Of course, there are plenty of guys today who reckon Jesus or his assistants have appeared personally to them – lunatic asylums are full of them. And many of their works doesn’t get to make it into the mainstream Bible – take the Book of Mormon, for example. Actually, don’t, if a young American guy in a suit offers it to you on a street corner.
So the whole “Jesus is historical” claim gets a serious challenge when you discover that there are a whole bunch of other, somewhat contradictory Gospels – Philip, for example. There are lots of bits missing, but here’s the controversial passage, about the woman whom Philip mentions elsewhere as the ‘Companion’:
And the companion of the […] Mary Magdalene. […] more than […] the disciples, […] kiss her […] on her […]. The rest of the disciples […]. They said to him “Why do you love her more than all of us?” The Savior answered and said to them, “Why do I not love you like her? When a blind man and one who sees are both together in darkness, they are no different from one another.
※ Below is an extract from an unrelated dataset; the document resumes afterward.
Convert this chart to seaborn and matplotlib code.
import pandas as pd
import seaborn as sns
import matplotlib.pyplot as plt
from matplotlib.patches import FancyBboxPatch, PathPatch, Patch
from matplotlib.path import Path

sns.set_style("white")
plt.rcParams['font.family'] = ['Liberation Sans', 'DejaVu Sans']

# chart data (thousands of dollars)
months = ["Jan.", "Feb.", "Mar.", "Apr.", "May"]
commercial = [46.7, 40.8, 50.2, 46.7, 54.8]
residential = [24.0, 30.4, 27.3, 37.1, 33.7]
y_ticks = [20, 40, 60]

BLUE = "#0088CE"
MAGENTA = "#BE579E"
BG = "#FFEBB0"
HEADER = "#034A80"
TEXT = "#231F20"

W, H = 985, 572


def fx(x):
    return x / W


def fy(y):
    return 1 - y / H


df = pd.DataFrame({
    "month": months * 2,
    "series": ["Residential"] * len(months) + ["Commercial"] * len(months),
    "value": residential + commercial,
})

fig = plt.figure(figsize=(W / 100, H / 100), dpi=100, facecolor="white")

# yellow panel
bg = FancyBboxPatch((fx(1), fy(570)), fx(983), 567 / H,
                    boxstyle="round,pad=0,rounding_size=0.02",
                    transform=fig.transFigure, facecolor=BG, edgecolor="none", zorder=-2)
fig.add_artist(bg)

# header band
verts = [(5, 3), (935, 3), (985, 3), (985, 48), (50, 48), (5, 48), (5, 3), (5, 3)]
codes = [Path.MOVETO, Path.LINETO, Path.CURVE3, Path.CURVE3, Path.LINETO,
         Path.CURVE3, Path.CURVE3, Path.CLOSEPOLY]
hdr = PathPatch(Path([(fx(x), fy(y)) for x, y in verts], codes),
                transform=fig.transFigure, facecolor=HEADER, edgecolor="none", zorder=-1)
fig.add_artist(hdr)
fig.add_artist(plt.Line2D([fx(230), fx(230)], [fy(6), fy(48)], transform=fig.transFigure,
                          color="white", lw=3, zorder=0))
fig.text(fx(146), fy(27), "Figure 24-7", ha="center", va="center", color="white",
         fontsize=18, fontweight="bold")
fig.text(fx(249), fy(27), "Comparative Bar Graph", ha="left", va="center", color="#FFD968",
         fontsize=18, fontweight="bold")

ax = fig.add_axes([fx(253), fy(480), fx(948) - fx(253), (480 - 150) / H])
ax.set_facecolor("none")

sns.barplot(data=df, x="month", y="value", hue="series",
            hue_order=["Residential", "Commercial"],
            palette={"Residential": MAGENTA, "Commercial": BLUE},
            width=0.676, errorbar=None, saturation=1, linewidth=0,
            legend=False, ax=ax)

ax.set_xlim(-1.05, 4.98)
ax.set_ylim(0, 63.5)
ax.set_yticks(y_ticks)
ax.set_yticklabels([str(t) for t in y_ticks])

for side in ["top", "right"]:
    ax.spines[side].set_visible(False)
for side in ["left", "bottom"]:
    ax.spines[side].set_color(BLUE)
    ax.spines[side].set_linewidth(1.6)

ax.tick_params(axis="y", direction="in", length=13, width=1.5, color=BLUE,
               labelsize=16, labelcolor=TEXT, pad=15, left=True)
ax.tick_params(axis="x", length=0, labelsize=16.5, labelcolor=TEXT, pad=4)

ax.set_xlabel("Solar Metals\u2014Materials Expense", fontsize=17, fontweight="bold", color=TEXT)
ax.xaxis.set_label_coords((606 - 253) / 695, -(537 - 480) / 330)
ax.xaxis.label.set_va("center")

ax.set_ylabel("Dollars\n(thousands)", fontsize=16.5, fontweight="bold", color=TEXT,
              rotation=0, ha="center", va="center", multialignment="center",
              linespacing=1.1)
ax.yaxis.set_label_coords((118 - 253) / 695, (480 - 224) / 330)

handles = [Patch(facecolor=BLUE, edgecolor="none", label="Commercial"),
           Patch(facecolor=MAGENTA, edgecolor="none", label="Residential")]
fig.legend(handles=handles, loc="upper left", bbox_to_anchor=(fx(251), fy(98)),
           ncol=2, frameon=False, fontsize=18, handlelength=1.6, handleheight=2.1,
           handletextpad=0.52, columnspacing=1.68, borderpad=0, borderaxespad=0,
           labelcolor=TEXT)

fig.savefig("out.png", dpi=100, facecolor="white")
When the light comes, then he who sees will see the light, and he who is blind will remain in darkness.
A manner of speaking which sounds somewhat like Jesus. But there’s nowhere in the accepted Gospels where the Messiah says that Mary Magdelene is a hottie. You can see why this was kept out of the Bible.
Many brands of Christianity have different versions of the Bible, depending on where they draw the line. I won’t go into detail, but to give one example, the Catholic Bible contains several extra books in the Apocrypha. So if there are a whole bunch of other potentially contradictory religious texts, and even mainstream Christian religions can’t agree on which ones are sacred, that raises the possibility that perhaps the content of Bible was determined by men, not God? In which case, perhaps the passages against, say, homosexuality, actually reflect human bigotry rather than God’s opinion? If we reject Philip, why not reject Paul as well?
This idea is what really worries the church. At the point where you can pick and choose bits of the Bible to believe – like Thomas Jefferson, who believed that St Paul had polluted the teachings of Jesus and could be ignored (in fact, there’s a reasonably popular theory that Paul is the Antichrist!) – is the point where the church’s authority as the interpreter of definitive texts is undermined. In that scenario, Christians could mix and match their own Bibles, choosing themselves which bits they felt were divine – just like the various councils of religious elders did all those years ago.
And that does genuinely challenge the whole authority of the Christian church. Unlike the stuff about Jesus gettin’ busy with Mary Magdelene.